The one thing good that came out of the Reagan years was that we learned that the shot gun approach to tax cutting is just not that effective in doing anything but increasing the deficit.  Former Congressman Jack Kemp actually showed that some targeted tax cuts and targeted expenditures could actually make a difference.  This is what led to the go-zones we see now in rural and urban places that were difficult to develop in the past.  It showed that if you want to kill a big beast, it’s best you get a sharp shooter and the best rifle.  The targeted approach is best.  So, in this sense, even the Republicans are dooming us all to repeat their past mistakes instead of the few successes they actually delivered.  The Democrats have forgotten the past altogether.

I find this very worrisome that we continue to see tax cuts put out by a Democratic administration that play right into that big old VooDoo economics myth.   Kevin Drum just seems to miss that point.  He thinks you’ll be able to head off the Republican hand wringing in the future.  He thinks every one is stupid because this is a good deal for the middle class.  The problem is that it isn’t and it just sets us up for worse things in the future.   This package will fail worse than the first stimulus for many of the same reasons.  Two years down the road, every one will be just as discouraged.  Even Larry Summers sees that.

So, here’s the promised list of why Kevin thinks were all dummies who need skooling.

Possible answers: (a) people don’t really understand that cutting payroll taxes means they’ll see an immediate increase in their take home pay, (b) people associate payroll taxes so strongly with Social Security solvency that they don’t want to cut them, (c) people fantastically overestimate how likely they are to have a $5 million estate when they die, (d) lots of people have a strong instinctive view that people should be able to pass on their wealth to their kids no matter how much it is, (e) people are just generally confused about all this stuff and it’s hopeless to try and figure out what’s really going on.

In any case, I’ll say this again to wavering lefties who have suddenly decided that the tax deal is no good because the payroll tax cut will never be undone and Social Security’s finances will be decimated: yes,
Republicans will engage in their usual Democrats are raising your taxes! demagoguery when the tax cut expires next year, but no, it won’t be very effective. There are lots of good reasons for this, and this poll provides evidence for one of them: the public isn’t all that keen on cutting the payroll tax in the first place. They want Social Security fully funded, and that argument, in the end, will carry the day. Never underestimate the power of AARP.

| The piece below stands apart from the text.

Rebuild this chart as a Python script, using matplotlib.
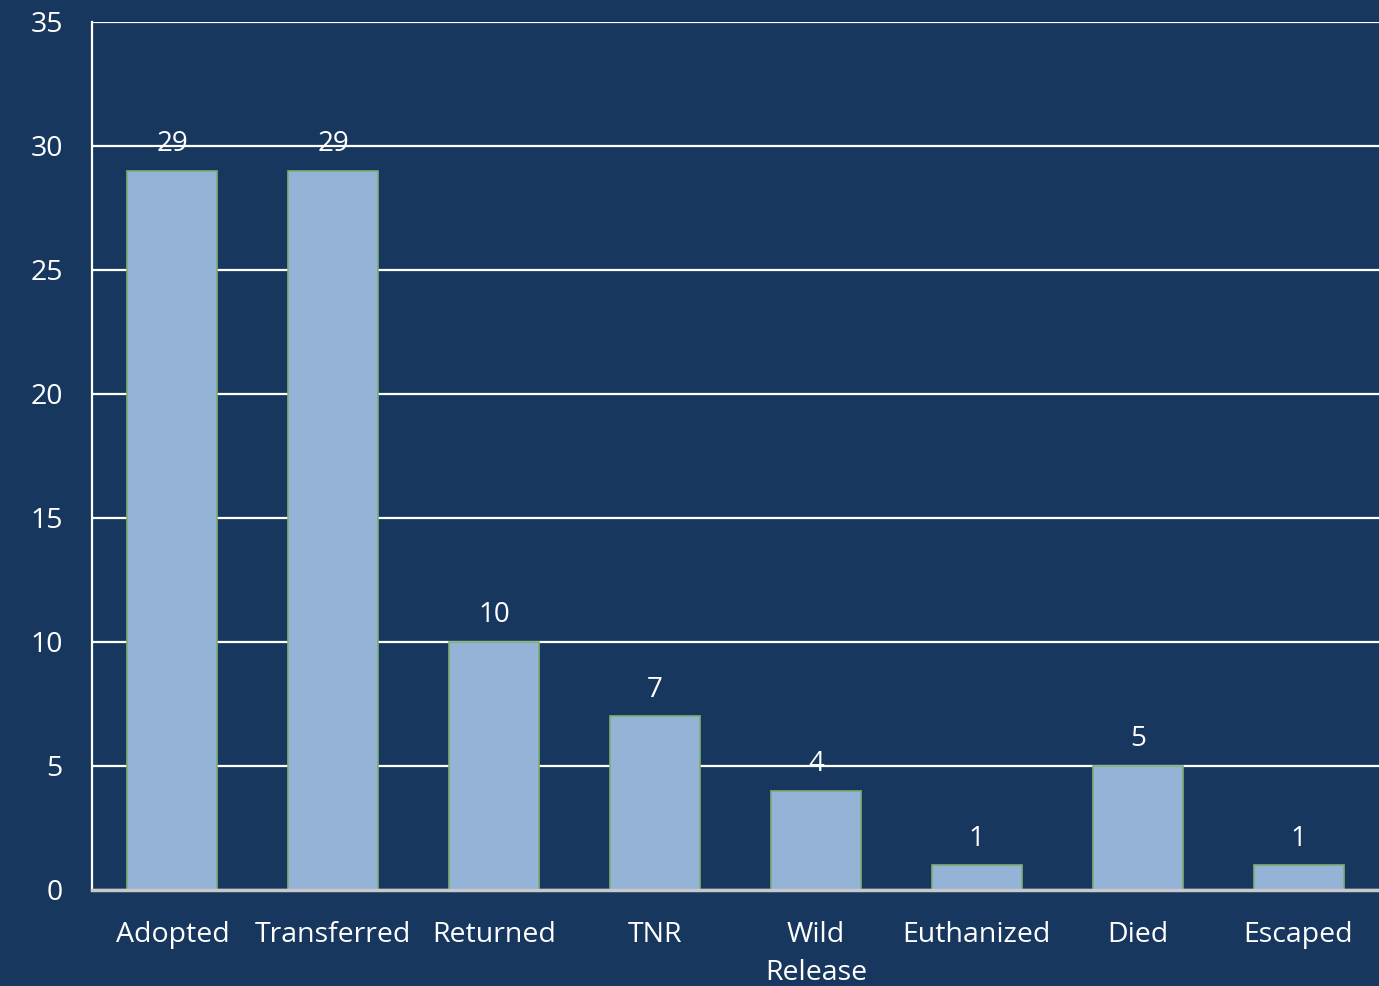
import matplotlib
matplotlib.use("Agg")
import matplotlib.pyplot as plt

categories = ["Adopted", "Transferred", "Returned", "TNR", "Wild\nRelease",
              "Euthanized", "Died", "Escaped"]
values = [29, 29, 10, 7, 4, 1, 5, 1]
yticks = [0, 5, 10, 15, 20, 25, 30, 35]

BG = "#17375E"
BAR = "#95B3D7"
EDGE = "#7FAE72"

plt.rcParams['font.family'] = ['Open Sans', 'DejaVu Sans']

fig = plt.figure(figsize=(13.79, 9.86), dpi=100, facecolor=BG)
ax = fig.add_axes([92/1379, 96/986, 1 - 92/1379, (890-22)/986])
ax.set_facecolor(BG)

x = list(range(len(categories)))
bars = ax.bar(x, values, width=0.56, color=BAR, edgecolor=EDGE, linewidth=1.2, zorder=3)

for xi, v in zip(x, values):
    ax.annotate(str(v), (xi, v), xytext=(0, 9), textcoords="offset points",
                ha="center", va="bottom", color="white", fontsize=20, zorder=4)

ax.set_xlim(-0.5, len(categories) - 0.5)
ax.set_ylim(0, 35)
ax.set_yticks(yticks)
ax.set_yticklabels([str(t) for t in yticks])
ax.set_xticks(x)
ax.set_xticklabels(categories, linespacing=1.5)
ax.yaxis.grid(True, color="white", linewidth=1.6, zorder=1)
ax.set_axisbelow(True)
ax.tick_params(axis="both", length=0, colors="white", labelsize=20.5)
ax.tick_params(axis="y", pad=21)
ax.tick_params(axis="x", pad=22)

for s in ["top", "right"]:
    ax.spines[s].set_visible(False)
ax.spines["left"].set_color("white")
ax.spines["left"].set_linewidth(1.6)
ax.spines["bottom"].set_color("#C8C8C8")
ax.spines["bottom"].set_linewidth(2.5)
ax.spines["bottom"].set_zorder(5)

fig.savefig("out.png", dpi=100, facecolor=BG)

So, Kevin, the deal is this.  You’re putting the money into the wrong hands and you’re expanding the deficit in the future and probably making it more expensive for the government to keep putting money back into social security.  Afterall, it’s just another government “IOU” to the Social Security Trust Fund.  People haven’t liked the idea in the past. They don’t like it when the government ‘borrows’ from the trust fund and they don’t like it now. The Social Security Trust fund is invested in Treasuries.  You know, those things Moody’s wants to down grade?

It makes no sense to help out people that don’t need it, borrow a ton of money that won’t really accomplish anything,  and still come out with a bad economy two year down the road during the next election season.  I really don’t think people are as confused as you are.    It’s voodoo economics.  It doesn’t make any difference if it’s the Republican or the Democratic brand on it.   No one’s going to look a gift horse in the mouth.  Still, to think anything good will come of any of this is just plain foolish.